Yao Ming attends a Chinese People's Political Consultative Conference meeting on January 13th, 2012.
BEIJING – That’s Comrade Yao to you.
Nearly six months after Yao Ming formally retired from basketball, the 7-foot-6, eight-time NBA All-Star has been anything but idle. In that time, Yao has started college, spearheaded a campaign to end shark-finning, and even started his own vineyard.
But last week he added a new title: Standing committee member of Shanghai’s Chinese People’s Political Consultative Conference (CPPCC).
At 31, Yao is the youngest member of the 142 member committee charged with advising the Communist Party on issues that affect the public interest.
Zhang Chi, a spokesman for Yao Ming told the China Daily that despite taking the position, Yao had no political aspirations beyond pushing policies related to sports and charity, saying, “Yao wants to use his influence to do good deeds for society, but not to seek a political position.”
Judging by what he saw on the first few days on the job, who can blame him?
On Sunday, Yao took his seat on the committee to much fanfare. Unfortunately for the other members there, the assembled media stuck around long enough to catch – and publish – what many of these consultative meetings often look like: a snooze-fest.
With arms-folded and intent gaze, Yao is seen in one picture listening attentively while his fellow committee members doze off.
The picture was picked up on by China’s microblogging sphere and soon went viral.

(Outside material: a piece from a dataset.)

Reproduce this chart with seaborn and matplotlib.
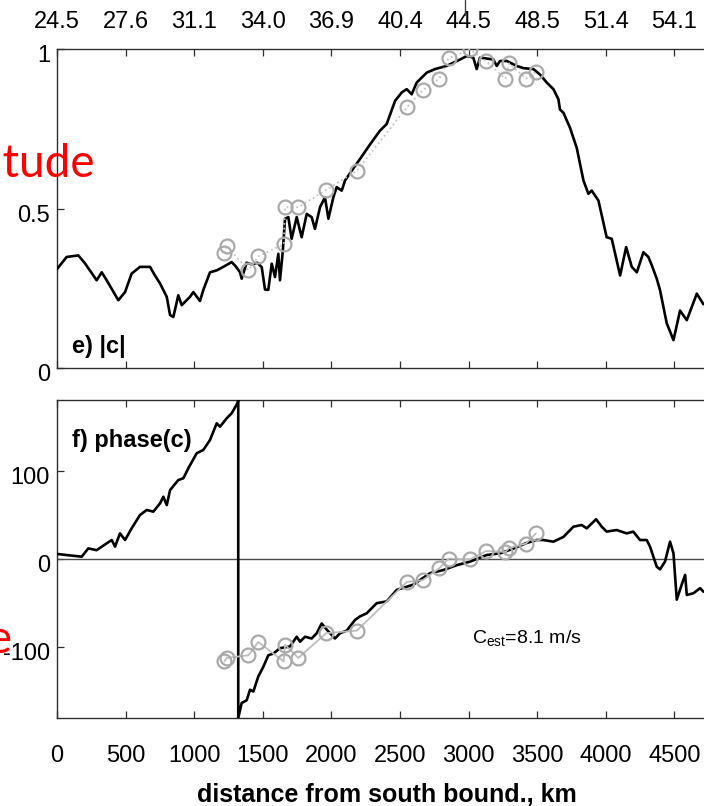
import matplotlib
matplotlib.use("Agg")
import matplotlib.pyplot as plt
import matplotlib.transforms as mtrans
from matplotlib.lines import Line2D
import seaborn as sns

# ---------------- data ----------------
# distance axis ticks / latitude labels on top
dist_ticks = [0, 500, 1000, 1500, 2000, 2500, 3000, 3500, 4000, 4500]
lat_labels = ["24.5", "27.6", "31.1", "34.0", "36.9", "40.4", "44.5", "48.5", "51.4", "54.1"]

# |c| black curve
amp_km = [0, 70, 155, 204, 289, 326, 362, 447, 496, 544, 605, 678, 714, 751, 800, 824, 848,
          884, 909, 969, 994, 1042, 1066, 1115, 1164, 1212, 1273, 1300, 1334, 1346, 1382, 1420,
          1460, 1492, 1516, 1540, 1565, 1589, 1613, 1625, 1645, 1662, 1686, 1710, 1747, 1783,
          1820, 1856, 1880, 1917, 1953, 1978, 2014, 2038, 2075, 2099, 2150, 2208, 2280, 2354,
          2403, 2464, 2513, 2549, 2585, 2622, 2695, 2755, 2840, 2937, 2986, 3034, 3059, 3083,
          3180, 3205, 3229, 3278, 3350, 3399, 3472, 3520, 3569, 3618, 3654, 3666, 3691, 3739,
          3788, 3837, 3873, 3897, 3946, 4006, 4043, 4104, 4148, 4189, 4226, 4274, 4310, 4335,
          4371, 4395, 4444, 4493, 4541, 4590, 4663, 4711, 4760]
amp_val = [0.31, 0.348, 0.353, 0.328, 0.275, 0.30, 0.275, 0.2125, 0.238, 0.296, 0.317, 0.317,
           0.29, 0.265, 0.223, 0.166, 0.16, 0.228, 0.197, 0.223, 0.238, 0.21, 0.244, 0.30, 0.306,
           0.317, 0.332, 0.32, 0.30, 0.28, 0.33, 0.325, 0.33, 0.316, 0.246, 0.245, 0.327, 0.285,
           0.358, 0.275, 0.363, 0.468, 0.473, 0.405, 0.473, 0.41, 0.483, 0.473, 0.436, 0.504,
           0.535, 0.468, 0.535, 0.567, 0.556, 0.5875, 0.62, 0.655, 0.70, 0.744, 0.765, 0.8375,
           0.864, 0.874, 0.858, 0.895, 0.926, 0.937, 0.947, 0.967, 0.978, 0.973, 0.937, 0.973,
           0.967, 0.947, 0.9625, 0.9625, 0.947, 0.94, 0.937, 0.92, 0.895, 0.874, 0.843, 0.81,
           0.80, 0.753, 0.69, 0.5875, 0.546, 0.556, 0.525, 0.41, 0.405, 0.29, 0.379, 0.317, 0.30,
           0.363, 0.348, 0.322, 0.28, 0.244, 0.14, 0.0875, 0.18, 0.15, 0.233, 0.20, 0.21]

# phase(c) black curve (wraps from +180 to -180 near 1321 km)
ph_km = [0, 180, 228, 289, 362, 399, 423, 459, 496, 544, 605, 654, 702, 751, 775, 800, 824,
         884, 921, 957, 1018, 1066, 1115, 1164, 1188, 1237, 1273, 1314, 1321, 1321, 1346, 1382,
         1407, 1431, 1467, 1504, 1540, 1577, 1625, 1698, 1747, 1771, 1808, 1856, 1893, 1929,
         1966, 2026, 2063, 2112, 2172, 2208, 2257, 2330, 2403, 2476, 2597, 2719, 2816, 2913,
         3010, 3131, 3229, 3330, 3420, 3496, 3545, 3618, 3691, 3764, 3824, 3861, 3929, 3970,
         4006, 4079, 4152, 4200, 4249, 4298, 4322, 4371, 4395, 4431, 4468, 4493, 4517, 4553,
         4578, 4590, 4638, 4687, 4711, 4760]
ph_val = [5.7, 2.6, 12, 10, 17.7, 21.5, 14, 29, 21.5, 34.7, 49.8, 55.5, 53.6, 63, 70.5, 61, 78,
          89.4, 91.4, 102.7, 119.7, 123.4, 134.7, 153.6, 149.8, 159.3, 165, 176, 180, -180, -163,
          -160, -148, -150, -133, -122, -109, -107, -101, -99, -88, -93.6, -88, -90, -84, -73,
          -80, -90, -84, -81, -69, -65, -61.5, -50, -48, -35, -29, -16, -12.5, -7, -3, 4.5, 6.4,
          12, 18, 21.5, 21.5, 19.6, 25, 36.6, 38.5, 34.7, 45, 36.6, 31, 32.8, 29, 31, 21.5, 21.5,
          14, -8.7, -11.7, -3, 19.6, 6.4, -46, -29, -18, -40.7, -38.8, -33, -37, -35]

# observation circles
obs_km = [1220, 1237, 1395, 1467, 1652, 1662, 1759, 1961, 2187, 2549, 2665, 2786, 2855, 3010,
          3127, 3268, 3295, 3418, 3490]
obs_amp = [0.36, 0.383, 0.306, 0.35, 0.388, 0.504, 0.504, 0.558, 0.619, 0.817, 0.871, 0.907,
           0.971, 0.999, 0.962, 0.907, 0.955, 0.907, 0.929]
obs_ph = [-116, -112, -109, -94, -116, -97, -112, -84, -81, -26, -24, -10.5, 0.5, -0.5, 9, 8,
          12.5, 17.5, 29]

amp_yticks = [0, 0.5, 1]
amp_ylabels = ["0", "0.5", "1"]
ph_yticks = [-100, 0, 100]
ph_ylabels = ["-100", "0", "100"]

# ---------------- style ----------------
sns.set_style("ticks")
plt.rcParams["font.family"] = ["Liberation Sans", "DejaVu Sans"]
plt.rcParams["text.color"] = "black"
plt.rcParams["mathtext.fontset"] = "custom"
plt.rcParams["mathtext.rm"] = "Liberation Sans"
plt.rcParams["mathtext.it"] = "Liberation Sans:italic"
plt.rcParams["mathtext.bf"] = "Liberation Sans:bold"

W, H = 704, 806
fig = plt.figure(figsize=(W / 100, H / 100), dpi=100)
fig.patch.set_facecolor("white")


def fx(px):
    return px / W


def fy(py):
    return 1 - py / H


x0 = 57
xw = 658.6
ax1 = fig.add_axes([fx(x0), fy(368), xw / W, 319 / H])
ax2 = fig.add_axes([fx(x0), fy(718), xw / W, 318 / H])

spine_col = "#2e2e2e"
tick_fs = 17
circ_edge = "#a9a9a9"

# ---- top panel ----
sns.lineplot(x=amp_km, y=amp_val, ax=ax1, color="black", linewidth=1.9,
             sort=False, estimator=None, zorder=3)
sns.lineplot(x=obs_km, y=obs_amp, ax=ax1, color="#c4c4c4", linewidth=1.3, linestyle=":",
             sort=False, estimator=None, zorder=4,
             marker="o", markersize=10, markerfacecolor="none",
             markeredgecolor=circ_edge, markeredgewidth=1.6)
ax1.set_xlim(0, 4800)
ax1.set_ylim(0, 1)
ax1.set_xticks(dist_ticks)
ax1.set_xticklabels(lat_labels)
ax1.set_yticks(amp_yticks)
ax1.set_yticklabels(amp_ylabels)
ax1.tick_params(axis="x", which="both", direction="in", top=True, bottom=True,
                labeltop=True, labelbottom=False, length=5, width=0.9,
                color=spine_col, labelcolor="black", labelsize=tick_fs, pad=11.5)
ax1.tick_params(axis="y", direction="in", left=True, right=False, length=5, width=0.9,
                color=spine_col, labelcolor="black", labelsize=tick_fs, pad=5)
ax1.text(0.0228, 0.047, "e) |c|", transform=ax1.transAxes, fontsize=17,
         fontweight="bold", ha="left", va="baseline", color="black")

# ---- bottom panel ----
ax2.axhline(0, color="#4a4a4a", linewidth=1.0, zorder=2)
sns.lineplot(x=ph_km, y=ph_val, ax=ax2, color="black", linewidth=1.9,
             sort=False, estimator=None, zorder=3)
sns.lineplot(x=obs_km, y=obs_ph, ax=ax2, color="#bdbdbd", linewidth=1.3,
             sort=False, estimator=None, zorder=4,
             marker="o", markersize=10, markerfacecolor="none",
             markeredgecolor=circ_edge, markeredgewidth=1.6)
ax2.set_xlim(0, 4800)
ax2.set_ylim(-180, 180)
ax2.set_xticks(dist_ticks)
ax2.set_xticklabels([str(v) for v in dist_ticks])
ax2.set_yticks(ph_yticks)
ax2.set_yticklabels(ph_ylabels)
ax2.tick_params(axis="x", direction="in", top=True, bottom=True, labeltop=False,
                labelbottom=True, length=5, width=0.9, color=spine_col,
                labelcolor="black", labelsize=tick_fs, pad=19.5)
ax2.tick_params(axis="y", direction="in", left=True, right=False, length=5, width=0.9,
                color=spine_col, labelcolor="black", labelsize=tick_fs, pad=5)
ax2.text(0.0228, 0.852, "f) phase(c)", transform=ax2.transAxes, fontsize=17,
         fontweight="bold", ha="left", va="baseline", color="black")
ax2.text(3025, -95, r"C$_{\mathrm{est}}$=8.1 m/s", fontsize=14, ha="left", va="baseline",
         color="black")

ax2.set_xlabel("distance from south bound., km", fontsize=18, fontweight="bold",
               color="black")
ax2.xaxis.set_label_coords((386.5 - x0) / xw, (718 - 802) / 318)
ax2.xaxis.label.set_va("baseline")

for ax in (ax1, ax2):
    ax.set_ylabel("")
    for s in ax.spines.values():
        s.set_color(spine_col)
        s.set_linewidth(1.0)
    # MATLAB-like: y tick labels sit slightly below their ticks
    off = mtrans.ScaledTranslation(0, -0.045, fig.dpi_scale_trans)
    for lbl in ax.get_yticklabels():
        lbl.set_transform(lbl.get_transform() + off)

# red side titles (cropped at the left figure edge)
fig.text(fx(95), fy(176.7), "Amplitude", ha="right", va="baseline", color="red",
         fontsize=33, family="Lato")
fig.text(fx(12.5), fy(653), "Phase", ha="right", va="baseline", color="red",
         fontsize=33, family="Lato", zorder=10)

# small remnant mark at the top edge of the crop
fig.add_artist(Line2D([fx(465), fx(465)], [fy(0), fy(15)], color="#444444", linewidth=1.0))

fig.savefig("out.png", dpi=100)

Some netizens pointedly suggested that the photos may have come during a break in the committee hearings, but most people responded with amusement to the scene they’ve come to expect from such events.
“Poor Yao, he probably regrets being that tall and not being able to sleep!” wrote one commentator on China’s twitter-like service, Weibo.
“Yao Ming is still new to meetings like this,” wrote another before continuing, “He’ll be just like the rest of them soon enough.”